### [RECORDS]
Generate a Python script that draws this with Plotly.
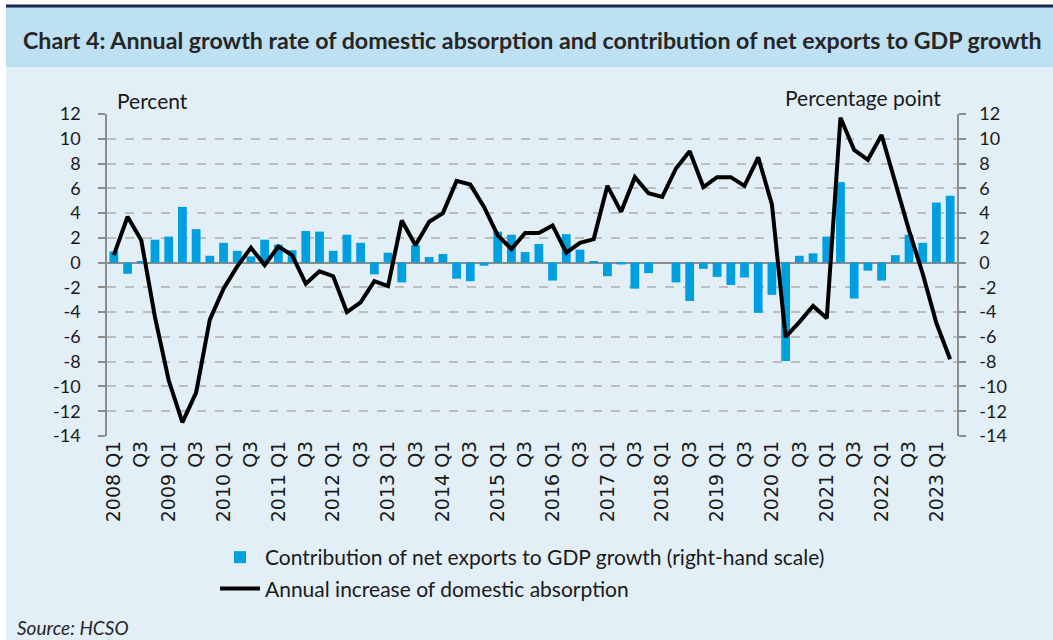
import plotly.graph_objects as go

years = list(range(2008, 2024))
quarters = [f"{y} Q{q}" for y in years for q in (1, 2, 3, 4)][:62]

tick_vals = quarters[::2]
tick_labels = ["2008 Q1", "Q3", "2009 Q1", "Q3", "2010 Q1", "Q3", "2011 Q1", "Q3",
               "2012 Q1", "Q3", "2013 Q1", "Q3", "2014 Q1", "Q3", "2015 Q1", "Q3",
               "2016 Q1", "Q3", "2017 Q1", "Q3", "2018 Q1", "Q3", "2019 Q1", "Q3",
               "2020 Q1", "Q3", "2021 Q1", "Q3", "2022 Q1", "Q3", "2023 Q1"]

net_exports = [0.9, -0.9, 0.1, 1.85, 2.1, 4.5, 2.7, 0.55, 1.6, 0.95,
               0.5, 1.85, 1.45, 1.0, 2.55, 2.5, 0.95, 2.25, 1.6, -0.95,
               0.8, -1.6, 1.4, 0.45, 0.7, -1.3, -1.5, -0.25, 2.5, 2.25,
               0.85, 1.5, -1.45, 2.3, 1.05, 0.1, -1.1, -0.15, -2.1, -0.85,
               0.0, -1.6, -3.1, -0.5, -1.15, -1.8, -1.2, -4.05, -2.6, -7.95,
               0.55, 0.75, 2.1, 6.5, -2.9, -0.65, -1.45, 0.6, 2.25, 1.6,
               4.85, 5.4]

domestic_absorption = [0.6, 3.7, 1.8, -4.4, -9.5, -12.9, -10.5, -4.6, -2.1, -0.3,
                       1.2, -0.2, 1.3, 0.6, -1.7, -0.7, -1.1, -4.0, -3.2, -1.5,
                       -1.9, 3.4, 1.4, 3.3, 4.0, 6.6, 6.3, 4.5, 2.2, 1.1,
                       2.4, 2.4, 3.0, 0.8, 1.6, 1.9, 6.2, 4.1, 6.9, 5.6,
                       5.3, 7.6, 9.0, 6.1, 6.9, 6.9, 6.2, 8.5, 4.7, -6.0,
                       -4.8, -3.5, -4.5, 11.7, 9.1, 8.3, 10.3, 6.4, 2.6, -0.9,
                       -4.9, -7.8]

y_range = [-14, 12]
y_ticks = [-14, -12, -10, -8, -6, -4, -2, 0, 2, 4, 6, 8, 10, 12]
y_tick_labels = ["-14", "-12", "-10", "-8", "-6", "-4", "-2", "0", "2", "4", "6", "8", "10", "12"]

# ---- layout geometry (pixels) ----
W, H = 1053, 640
L, R, T, B = 107, 957, 114, 436


def px(x):
    return (x - L) / (R - L)


def py(y):
    return (B - y) / (B - T)


BAR_COLOR = "#009FE0"
BODY_BG = "#E2EFF6"
BAND_BG = "#BDE0F2"
NAVY = "#1C2252"
AXIS_GREY = "#8C8C8C"

fig = go.Figure()

fig.add_trace(go.Bar(
    x=quarters, y=net_exports,
    name="Contribution of net exports to GDP growth (right-hand scale)",
    marker=dict(color=BAR_COLOR, line=dict(width=0)),
    yaxis="y", legendgroup="a",
))
fig.add_trace(go.Scatter(
    x=quarters, y=domestic_absorption,
    name="Annual increase of domestic absorption",
    mode="lines", line=dict(color="black", width=4),
    yaxis="y2", legendgroup="b",
))

axis_common = dict(
    range=y_range, tickmode="array", tickvals=y_ticks, ticktext=y_tick_labels,
    showline=True, linecolor=AXIS_GREY, linewidth=1.5,
    ticks="outside", ticklen=7, tickcolor=AXIS_GREY, tickwidth=1.5,
    tickfont=dict(family="Lato", size=18, color="#1a1a1a"),
    fixedrange=True,
)

fig.update_layout(
    width=W, height=H,
    margin=dict(l=L, r=W - R, t=T, b=H - B, pad=0),
    paper_bgcolor="white",
    plot_bgcolor="rgba(0,0,0,0)",
    bargap=0.36,
    showlegend=True,
    legend=dict(
        x=px(215), y=py(537), xanchor="left", yanchor="top",
        bgcolor="rgba(0,0,0,0)", font=dict(family="Lato", size=21, color="#1a1a1a"),
        traceorder="grouped", itemwidth=40, tracegroupgap=1,
    ),
    xaxis=dict(
        type="category", tickmode="array", tickvals=tick_vals, ticktext=tick_labels,
        tickangle=-90, showgrid=False, showline=False, ticks="",
        tickfont=dict(family="DejaVu Sans", size=19, color="#1a1a1a"),
        range=[-0.5, len(quarters) - 0.5], fixedrange=True,
    ),
    yaxis=dict(
        side="right", showgrid=True, gridcolor="#BDBDBD", griddash="dash", gridwidth=1.5,
        zeroline=True, zerolinecolor=AXIS_GREY, zerolinewidth=2,
        ticklabelstandoff=10,
        **axis_common,
    ),
    yaxis2=dict(
        side="left", overlaying="y", showgrid=False, zeroline=False,
        ticklabelstandoff=14,
        **axis_common,
    ),
    shapes=[
        dict(type="rect", xref="paper", yref="paper", layer="below",
             x0=px(6), x1=px(1070), y0=py(660), y1=py(67),
             fillcolor=BODY_BG, line=dict(width=0)),
        dict(type="rect", xref="paper", yref="paper", layer="below",
             x0=px(6), x1=px(1070), y0=py(67), y1=py(7),
             fillcolor=BAND_BG, line=dict(width=0)),
        dict(type="rect", xref="paper", yref="paper", layer="below",
             x0=px(6), x1=px(1070), y0=py(7.5), y1=py(4.5),
             fillcolor=NAVY, line=dict(width=0)),
    ],
    annotations=[
        dict(text="<b>Chart 4: Annual growth rate of domestic absorption and contribution of net exports to GDP growth</b>",
             xref="paper", yref="paper", x=px(21), y=py(40), xanchor="left", yanchor="middle",
             showarrow=False, font=dict(family="Lato", size=23.2, color="#262626")),
        dict(text="Percent", xref="paper", yref="paper", x=px(115), y=py(100),
             xanchor="left", yanchor="middle", showarrow=False,
             font=dict(family="Lato", size=21, color="#1a1a1a")),
        dict(text="Percentage point", xref="paper", yref="paper", x=px(943), y=py(98),
             xanchor="right", yanchor="middle", showarrow=False,
             font=dict(family="Lato", size=21, color="#1a1a1a")),
        dict(text="<i>Source: HCSO</i>", xref="paper", yref="paper", x=px(15), y=py(627),
             xanchor="left", yanchor="middle", showarrow=False,
             font=dict(family="Lato", size=19, color="#262626")),
    ],
)

fig.write_html(
    "out.html",
    config={"displayModeBar": False},
    post_script="document.body.style.margin='0';document.body.style.overflow='hidden';",
)
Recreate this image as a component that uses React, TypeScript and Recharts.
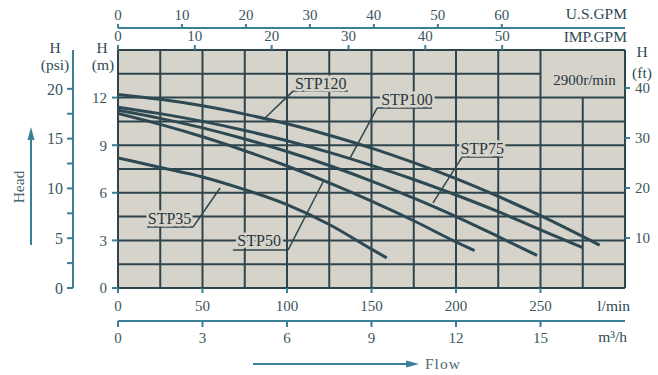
import React from "react";
import {
  ComposedChart,
  Line,
  ReferenceArea,
  ReferenceDot,
  ReferenceLine,
  XAxis,
  YAxis,
} from "recharts";

// pump curves, flow in l/min, head in m
const stp120Flow = [0, 25, 50, 75, 100, 125, 150, 175, 200, 225, 250, 285];
const stp120Head = [12.2, 11.89, 11.48, 10.96, 10.35, 9.63, 8.82, 7.9, 6.89, 5.77, 4.56, 2.7];
const stp100Flow = [0, 25, 50, 75, 100, 125, 150, 175, 200, 225, 250, 275];
const stp100Head = [11.4, 10.99, 10.5, 9.93, 9.28, 8.55, 7.73, 6.84, 5.86, 4.81, 3.67, 2.55];
const stp75Flow = [0, 25, 50, 75, 100, 125, 150, 175, 200, 225, 248];
const stp75Head = [11.2, 10.69, 10.09, 9.39, 8.6, 7.72, 6.74, 5.66, 4.5, 3.24, 2.05];
const stp50Flow = [0, 25, 50, 75, 100, 125, 150, 175, 200, 211];
const stp50Head = [11.0, 10.31, 9.53, 8.65, 7.69, 6.63, 5.48, 4.24, 2.9, 2.35];
const stp35Flow = [0, 25, 50, 75, 100, 125, 150, 159];
const stp35Head = [8.2, 7.6, 7.0, 6.2, 5.25, 4.0, 2.45, 1.9];

// axes
const gridFlows = [0, 25, 50, 75, 100, 125, 150, 175, 200, 225, 250, 275, 300];
const gridHeads = [0, 1.5, 3, 4.5, 6, 7.5, 9, 10.5, 12, 13.5, 15];
const lpmTicks = [0, 50, 100, 150, 200, 250];
const m3hTicks = [0, 3, 6, 9, 12, 15];
const usGpmTicks = [0, 10, 20, 30, 40, 50, 60];
const impGpmTicks = [0, 10, 20, 30, 40, 50];
const mTicks = [0, 3, 6, 9, 12];
const psiTicks = [0, 2.5, 5, 7.5, 10, 12.5, 15, 17.5, 20];
const ftTicks = [10, 20, 30, 40];

// the speed note sits in an open box in the top right corner of the grid
const speedNote = "2900r/min";
const boxFrom = { q: 250, h: 12 };

// curve labels and their leader lines (underline end, underline start, curve point)
const curveNames = ["STP120", "STP100", "STP75", "STP35", "STP50"];
const labelAt = [
  [120, 12.9],
  [171, 11.85],
  [215.5, 8.8],
  [30.5, 4.4],
  [83.5, 2.98],
];
const leaderPaths = [
  [[136, 12.41], [103.6, 12.41], [87, 10.71]],
  [[185.8, 11.34], [153.3, 11.34], [137.3, 8.19]],
  [[227.8, 8.25], [203.6, 8.25], [186.4, 5.36]],
  [[17.2, 3.84], [44.4, 3.84], [60.4, 6.3]],
  [[68, 2.39], [100.6, 2.39], [121.3, 6.68]],
];

const toPoints = (flow: number[], head: number[]) => flow.map((q, i) => ({ q, h: head[i] }));
const series = [
  { name: "STP120", data: toPoints(stp120Flow, stp120Head) },
  { name: "STP100", data: toPoints(stp100Flow, stp100Head) },
  { name: "STP75", data: toPoints(stp75Flow, stp75Head) },
  { name: "STP50", data: toPoints(stp50Flow, stp50Head) },
  { name: "STP35", data: toPoints(stp35Flow, stp35Head) },
];

const maxFlow = gridFlows[gridFlows.length - 1];
const maxHead = gridHeads[gridHeads.length - 1];

const SERIF = "'Liberation Serif', 'DejaVu Serif', serif";
const BG = "#d6d3cb";
const GRID = "#2e454d";
const CURVE = "#2d4953";
const TEAL = "#3a7f98";
const TEXT = "#3d555e";
const tickStyle = { fontFamily: SERIF, fontSize: 15, fill: TEXT };
const tealTick = { stroke: TEAL, strokeWidth: 2 };

function CurveLabel({ cx, cy, text }: { cx?: number; cy?: number; text: string }) {
  return (
    <text
      x={cx}
      y={cy}
      textAnchor="middle"
      dominantBaseline="central"
      fontFamily={SERIF}
      fontSize={16}
      fill="#26373d"
      stroke={BG}
      strokeWidth={5}
      paintOrder="stroke"
    >
      {text}
    </text>
  );
}

function Decorations() {
  return (
    <svg width={658} height={375} style={{ position: "absolute", left: 0, top: 0, pointerEvents: "none" }}>
      <g fontFamily={SERIF} fill="#2f4a54" fontSize={15.5}>
        <text x={55} y={53} textAnchor="middle">H</text>
        <text x={55} y={70} textAnchor="middle">(psi)</text>
        <text x={102} y={53} textAnchor="middle">H</text>
        <text x={103} y={70} textAnchor="middle">(m)</text>
        <text x={642} y={57} textAnchor="middle">H</text>
        <text x={642} y={78} textAnchor="middle">(ft)</text>
        <text x={627} y={19} textAnchor="end">U.S.GPM</text>
        <text x={627} y={42} textAnchor="end">IMP.GPM</text>
        <text x={630} y={311} textAnchor="end">l/min</text>
        <text x={627} y={342} textAnchor="end">m³/h</text>
        <text x={425} y={369} letterSpacing={1} fill="#4b6770">Flow</text>
        <text x={0} y={0} transform="translate(24 187) rotate(-90)" textAnchor="middle" fill="#4b6770">
          Head
        </text>
      </g>
      <line x1={253} y1={364} x2={408} y2={364} stroke={TEAL} strokeWidth={2} />
      <polygon points="406,360.5 419,364 406,367.5" fill={TEAL} />
      <line x1={31} y1={245} x2={31} y2={138} stroke={TEAL} strokeWidth={2} />
      <polygon points="27.5,140 31,127 34.5,140" fill={TEAL} />
    </svg>
  );
}

export default function App() {
  return (
    <div style={{ position: "absolute", left: 0, top: 0, width: 658, height: 375, background: "#fff" }}>
      <ComposedChart width={658} height={375} margin={{ top: 0, right: 0, bottom: 24, left: 0 }}>
        <XAxis
          xAxisId="a-lpm"
          type="number"
          dataKey="q"
          domain={[0, 300]}
          ticks={lpmTicks}
          interval={0}
          height={33}
          allowDataOverflow
          axisLine={false}
          tickLine={tealTick}
          tickSize={5}
          tickMargin={7}
          tick={tickStyle}
        />
        <XAxis
          xAxisId="b-m3h"
          type="number"
          dataKey="q"
          domain={[0, 18]}
          ticks={m3hTicks}
          interval={0}
          height={30}
          allowDataOverflow
          axisLine={tealTick}
          tickLine={tealTick}
          tickSize={6}
          tickMargin={5}
          tick={tickStyle}
        />
        <XAxis
          xAxisId="c-imp"
          orientation="top"
          type="number"
          dataKey="q"
          domain={[0, 65.99]}
          ticks={impGpmTicks}
          interval={0}
          height={22}
          allowDataOverflow
          axisLine={false}
          tickLine={tealTick}
          tickSize={5}
          tickMargin={4}
          tick={tickStyle}
        />
        <XAxis
          xAxisId="d-us"
          orientation="top"
          type="number"
          dataKey="q"
          domain={[0, 79.26]}
          ticks={usGpmTicks}
          interval={0}
          height={28}
          allowDataOverflow
          axisLine={tealTick}
          tickLine={tealTick}
          tickSize={4}
          tickMargin={4}
          tick={tickStyle}
        />
        <YAxis
          yAxisId="a-m"
          type="number"
          domain={[0, 15]}
          ticks={mTicks}
          interval={0}
          width={45}
          allowDataOverflow
          axisLine={false}
          tickLine={tealTick}
          tickSize={6}
          tickMargin={5}
          tick={tickStyle}
        />
        <YAxis
          yAxisId="b-psi"
          type="number"
          domain={[0, 23.9]}
          ticks={psiTicks}
          interval={0}
          width={73}
          allowDataOverflow
          axisLine={tealTick}
          tickLine={tealTick}
          tickSize={6}
          tickMargin={4}
          tick={{ ...tickStyle, fontSize: 16 }}
          tickFormatter={(v: number) => (v % 5 === 0 ? String(v) : "")}
        />
        <YAxis
          yAxisId="c-ft"
          orientation="right"
          type="number"
          domain={[0, 47.6]}
          ticks={ftTicks}
          interval={0}
          width={33}
          allowDataOverflow
          axisLine={false}
          tickLine={tealTick}
          tickSize={5}
          tickMargin={5}
          tick={tickStyle}
        />

        <ReferenceArea xAxisId="a-lpm" yAxisId="a-m" x1={0} x2={maxFlow} y1={0} y2={maxHead} fill={BG} fillOpacity={1} />
        {/* grid, leaving the inner lines out of the speed-note box */}
        {gridFlows.map((q) => (
          <ReferenceLine
            key={`v${q}`}
            xAxisId="a-lpm"
            yAxisId="a-m"
            segment={[
              { x: q, y: 0 },
              { x: q, y: q > boxFrom.q && q < maxFlow ? boxFrom.h : maxHead },
            ]}
            stroke={GRID}
            strokeWidth={2}
          />
        ))}
        {gridHeads.map((h) => (
          <ReferenceLine
            key={`h${h}`}
            xAxisId="a-lpm"
            yAxisId="a-m"
            segment={[
              { x: 0, y: h },
              { x: h > boxFrom.h && h < maxHead ? boxFrom.q : maxFlow, y: h },
            ]}
            stroke={GRID}
            strokeWidth={2}
          />
        ))}

        {leaderPaths.map((path, i) =>
          path.slice(1).map((pt, j) => (
            <ReferenceLine
              key={`${i}-${j}`}
              xAxisId="a-lpm"
              yAxisId="a-m"
              segment={[
                { x: path[j][0], y: path[j][1] },
                { x: pt[0], y: pt[1] },
              ]}
              stroke={GRID}
              strokeWidth={1.5}
            />
          )),
        )}

        {series.map((s) => (
          <Line
            key={s.name}
            xAxisId="a-lpm"
            yAxisId="a-m"
            data={s.data}
            dataKey="h"
            name={s.name}
            type="monotone"
            stroke={CURVE}
            strokeWidth={3}
            dot={false}
            isAnimationActive={false}
          />
        ))}

        {curveNames.map((name, i) => (
          <ReferenceDot
            key={name}
            xAxisId="a-lpm"
            yAxisId="a-m"
            x={labelAt[i][0]}
            y={labelAt[i][1]}
            shape={(p: { cx?: number; cy?: number }) => <CurveLabel cx={p.cx} cy={p.cy} text={name} />}
          />
        ))}
        <ReferenceDot
          xAxisId="a-lpm"
          yAxisId="a-m"
          x={276}
          y={13.1}
          shape={(p: { cx?: number; cy?: number }) => (
            <text x={p.cx} y={p.cy} textAnchor="middle" dominantBaseline="central" fontFamily={SERIF} fontSize={15} fill="#26373d">
              {speedNote}
            </text>
          )}
        />
      </ComposedChart>
      <Decorations />
    </div>
  );
}
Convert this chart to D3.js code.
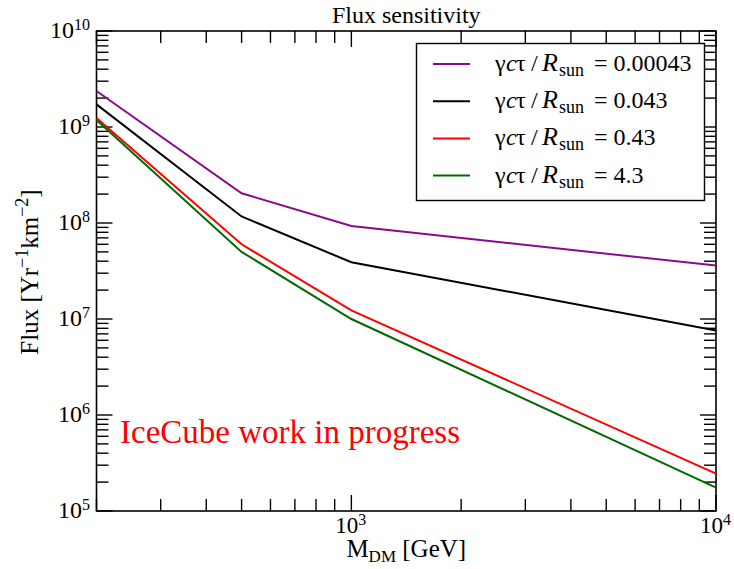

### [EXERCISE]
Copy every line of the data that holds the string "React".

### [FINAL RESULT]
Recreate this image as a component that uses React, TypeScript and Recharts.
import React from "react";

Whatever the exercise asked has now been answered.